Unveil critical mutations responsible for antiviral drug resistance, contributing to precision medicine
Previously Jabara and colleagues have employed molecular barcodes to create a consensus sequence for individual viral templates amplified from HIV-1infected individuals and sought for the emergence of multiple single-nucleotide polymorphisms (SNPs) responsible for drug-resistance[17]. In such a way only SNPs present in the time as materials were collected can be identified; whether these SNPs have been present from the beginning of the primary infection or they were the SNPs derived from several rounds of nucleotide substitutions over the period of the treatment is however not traceable. Indeed, some substituted nucleotides in virus sequences may not be essential for the final phenotype and could be replaced due to the effects from different constraints during the selection process.
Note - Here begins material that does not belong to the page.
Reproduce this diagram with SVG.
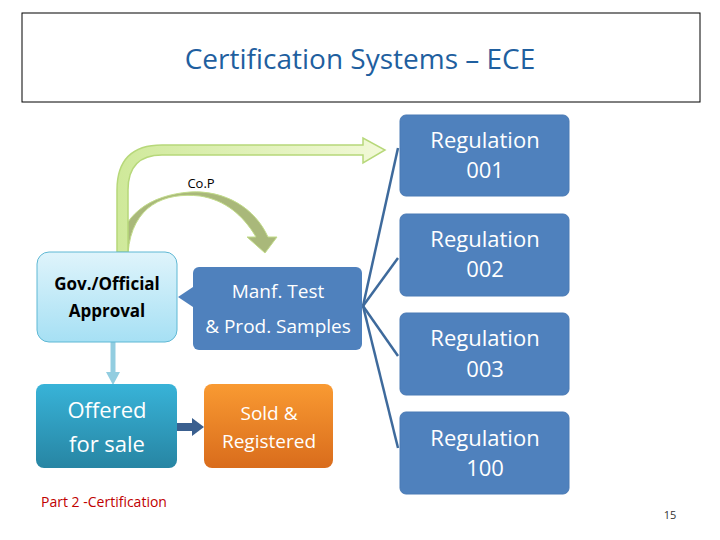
<svg xmlns="http://www.w3.org/2000/svg" width="720" height="540" viewBox="0 0 720 540">
<style>
text{font-family:"Open Sans","Liberation Sans",sans-serif;text-anchor:middle}
.reg rect{fill:#4f81bd;stroke:#4a7ab5}
.w{fill:#fff;font-size:22px}
</style>
<defs>
<linearGradient id="gl" x1="0" y1="0" x2="0" y2="1"><stop offset="0" stop-color="#dff4fb"/><stop offset="1" stop-color="#a6e0f4"/></linearGradient>
<linearGradient id="gt" x1="0" y1="0" x2="0" y2="1"><stop offset="0" stop-color="#38b3d8"/><stop offset="1" stop-color="#2785a3"/></linearGradient>
<linearGradient id="go" x1="0" y1="0" x2="0" y2="1"><stop offset="0" stop-color="#f99a32"/><stop offset="1" stop-color="#d96c1c"/></linearGradient>
<linearGradient id="gg" x1="0" y1="0" x2="1" y2="0"><stop offset="0" stop-color="#cfe99a"/><stop offset="1" stop-color="#f2f9d8"/></linearGradient>
</defs>
<rect x="22" y="13" width="678" height="89" fill="#fff" stroke="#000" stroke-width="1"/>
<text x="360" y="69" style="font-size:28px;fill:#1f5f9f;font-family:'Open Sans','Liberation Sans',sans-serif">Certification Systems – ECE</text>
<g id="connectors">
<path d="M128 253 C132 205 165 192 200 196 C225 200 243 215 256 237 L247 237 L265 253 L277 237 L268 237 C255 208 225 190 190 192 C150 195 120 215 118 253 Z" fill="#a9b87a" stroke="#c2dc8a" stroke-width="1"/>
<path d="M117 252 L117 190 Q117 145 162 145 L363 145 L363 138 L385 150 L363 163 L363 155 L162 155 Q128 155 128 190 L128 252 Z" fill="url(#gg)" stroke="#b7d87a" stroke-width="1.5"/>
<g stroke="#3e6a9c" stroke-width="2.5" fill="none">
<line x1="363" y1="306" x2="398" y2="148"/>
<line x1="363" y1="306" x2="398" y2="258"/>
<line x1="363" y1="306" x2="398" y2="356"/>
<line x1="363" y1="306" x2="398" y2="448"/>
</g>
<polygon points="193,287 178,297 193,307" fill="#4f81bd"/>
<line x1="113" y1="342" x2="113" y2="372" stroke="#92cde0" stroke-width="5"/>
<polygon points="106,372 120,372 113,385" fill="#92cde0"/>
<rect x="177" y="423" width="15" height="8" fill="#3a5f8f"/>
<polygon points="192,418 204,427 192,436" fill="#3a5f8f"/>
</g>
<g id="reg001" class="reg"><rect x="400" y="115" width="169" height="81" rx="6"/><text class="w" x="485" y="148">Regulation</text><text class="w" x="485" y="178">001</text></g>
<g id="reg002" class="reg"><rect x="400" y="214" width="169" height="82" rx="6"/><text class="w" x="485" y="247">Regulation</text><text class="w" x="485" y="277">002</text></g>
<g id="reg003" class="reg"><rect x="400" y="313" width="169" height="82" rx="6"/><text class="w" x="485" y="346">Regulation</text><text class="w" x="485" y="377">003</text></g>
<g id="reg100" class="reg"><rect x="400" y="412" width="169" height="82" rx="6"/><text class="w" x="485" y="446">Regulation</text><text class="w" x="485" y="476">100</text></g>
<g id="gov"><rect x="37" y="252" width="140" height="90" rx="12" fill="url(#gl)" stroke="#5fb8d4"/><text x="107" y="290" style="font-size:17px;font-weight:bold;fill:#000">Gov./Official</text><text x="107" y="317" style="font-size:17px;font-weight:bold;fill:#000">Approval</text></g>
<g id="manf"><rect x="193" y="267" width="169" height="83" rx="6" fill="#4f81bd"/><text x="278" y="298" style="font-size:19px;fill:#fff">Manf.  Test</text><text x="278" y="333" style="font-size:19px;fill:#fff">&amp; Prod. Samples</text></g>
<g id="offered"><rect x="36" y="384" width="141" height="84" rx="8" fill="url(#gt)"/><text x="107" y="418" style="font-size:22px;fill:#fff">Offered</text><text x="107" y="452" style="font-size:22px;fill:#fff">for sale</text></g>
<g id="sold"><rect x="204" y="384" width="129" height="84" rx="8" fill="url(#go)"/><text x="269" y="420" style="font-size:19px;fill:#fff">Sold &amp;</text><text x="269" y="448" style="font-size:19px;fill:#fff">Registered</text></g>
<text x="201" y="188" style="font-size:13px;fill:#000">Co.P</text>
<text x="104" y="507" style="font-size:14px;fill:#c00000">Part 2 -Certification</text>
<text x="670" y="519" style="font-size:11px;fill:#333">15</text>
</svg>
A genotype-traceable model for monitoring the dynamics of virus sequence changes is thus important to recapitulate evolutionary trajectories at a single-sequence level.
Our idea is that, by using barcoded viruses to infect host cells present in the selection pressure of antiviral drugs, after several rounds of passages we will then look for the variants that emerge mutations, rendering the viruses capable of surviving in the presence of antiviral drugs. Similar ideas have been applied on mosquito Infection models used to recapitulate the emerging variant of chikungunya virus that occurred in the Indian Ocean islands[152]. At that stage, molecular barcodes, accompanying high-throughput sequencing, allow us to segregate every dominant variant at a single-sequence level and decode corresponding genotypes. This approach can be done with different sorts of combinations of antiviral drugs to build up a database, which systematically associates different antiviral drug-resistant variants with corresponding mutations. Since viruses used in this approach are barcoded, we can also construct phylogenetic trees for individual antiviral drug-resistant variants, allowing us to monitor whether or not any intermediate nucleotide substitutions are required during the course of the evolutionary process to result in final antiviral drugs-resistant phenotypes. If this is the case, such information could be used as a guideline for clinical diagnostics. In other words, after unveiling the genotypes of viruses present in patients, based on experimental outputs released from this genotype-traceable model, medical doctors can foresee that an indicated patient might exhibit antiviral drug tolerance to certain drugs and adjust antiviral regimens for treatments to satisfy the need for every individual.